YouGov (LON:YOU) shares surged on Tuesday after the research and data analytics firm said it expects strong full-year results for fiscal 2025, supported by stable client renewal rates and strategic cost savings.
In a trading update for the year ended 31 July, YouGov said reported revenue and adjusted operating profit are expected to be in line with market expectations, boosted by the full-year impact of its CPS acquisition.
Underlying revenue growth was modest, aided by a return to growth in its Data Products division.
YouGov shares have jumped more than 16% to 359p in early Tuesday trading. Despite today's move, the stock is still well below the levels seen in early 2024, when it traded above the 1,200p mark.
The Data Products unit, now a key focus area, is expected to deliver low single-digit growth, underpinned by new client wins and stable renewal rates. Meanwhile, the rebranded YouGov Shopper – formerly the CPS business – performed slightly ahead of expectations.

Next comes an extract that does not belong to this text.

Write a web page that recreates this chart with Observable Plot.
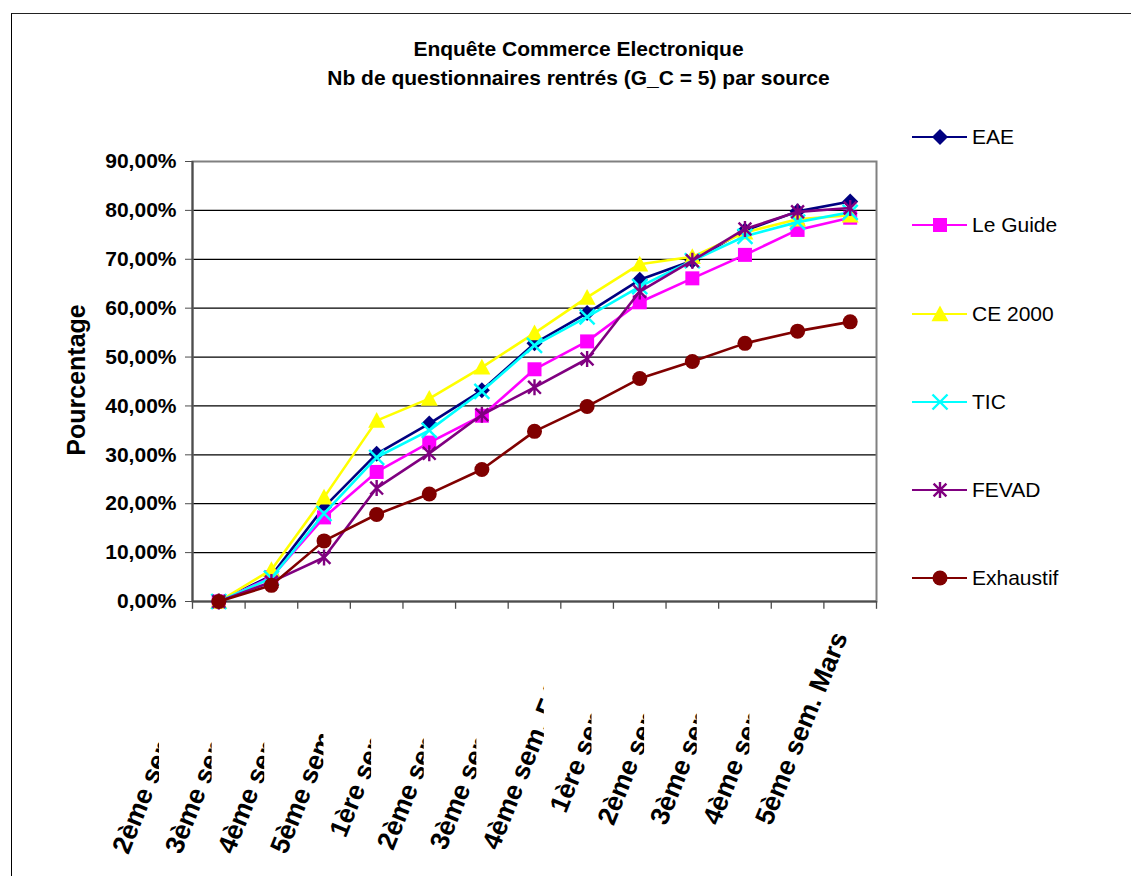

Growth in the Research division was more subdued, impacted by weaker performance in the EMEA region and the Government sector.
The company also confirmed it is on track to achieve £20 million in annualised cost savings through its optimisation plan, with 70% already delivered during the year.
Looking ahead, YouGov struck a cautious but optimistic tone. “The stable performance we have seen in the year and the current visibility into FY26 is encouraging,” the Group said, while noting continued pressure on client budgets.
The update was met with investor enthusiasm, as YouGov’s shares posted their biggest single-day jump in recent months.